Does cuTile.jl perform as well as the Python version?

For most compute-intensive kernels like vector addition and matrix multiplication, cuTile.jl achieves near-identical performance (98-100%) to its Python counterpart on supported NVIDIA hardware. However, the project is still maturing, and some kernels with more complex control flow, such as batch matrix multiplication, currently lag slightly behind the Python implementation, a known issue being actively addressed by developers.

cuTile.jl Brings NVIDIA CUDA Tile-Based Programming to Julia

Julia developers can now access NVIDIA's CUDA Tile programming model through a new open-source package, cuTile.jl. The release provides a higher-level approach to writing GPU code by allowing developers to operate on 'tiles' of data, abstracting away the complexities of managing individual threads, warps, and memory hierarchies. This approach is designed to simplify the development of high-performance kernels and provide more direct access to specialized hardware like tensor cores on modern NVIDIA GPUs.
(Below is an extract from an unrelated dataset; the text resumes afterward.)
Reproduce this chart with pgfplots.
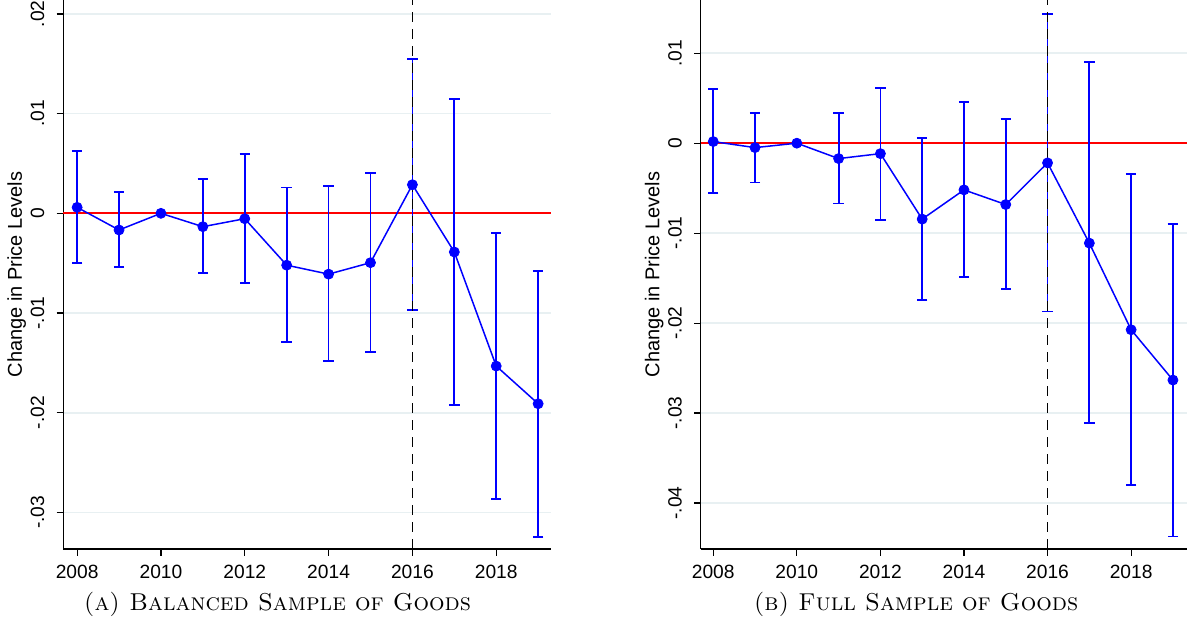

The new package deliberately maintains close syntactic and functional parity with its Python counterpart, cuTile, which facilitates code porting and allows developers to leverage existing documentation. However, cuTile.jl also incorporates idiomatic Julia features, such as 1-based indexing and broadcasting syntax for element-wise operations. Initial benchmarks on NVIDIA's Blackwell architecture show that compute-intensive kernels for tasks like vector addition and matrix multiplication achieve performance nearly identical to the Python implementation. More complex operations, such as batch matrix multiplication, currently show a performance gap of around 9%, which developers attribute to the new compiler's maturity.

The introduction of cuTile.jl strengthens the Julia ecosystem for scientific computing and AI development on NVIDIA hardware. It provides a more accessible path for Julia programmers to write highly optimized GPU code without deep expertise in traditional CUDA programming. While the package is still in an experimental stage with some features yet to be implemented, its integration with existing tools like CUDA.jl signals a commitment to supporting diverse programming languages and broadening the user base for NVIDIA's advanced hardware features.

Strategic Takeaway: NVIDIA's investment in a Julia-native CUDA Tile library is a strategic move to deepen its ecosystem entrenchment beyond Python. By providing high-level, idiomatic access to specialized hardware like tensor cores for the scientific computing community where Julia has a strong foothold, NVIDIA reinforces its platform's dominance and ensures its latest hardware capabilities are accessible to a wider range of developers.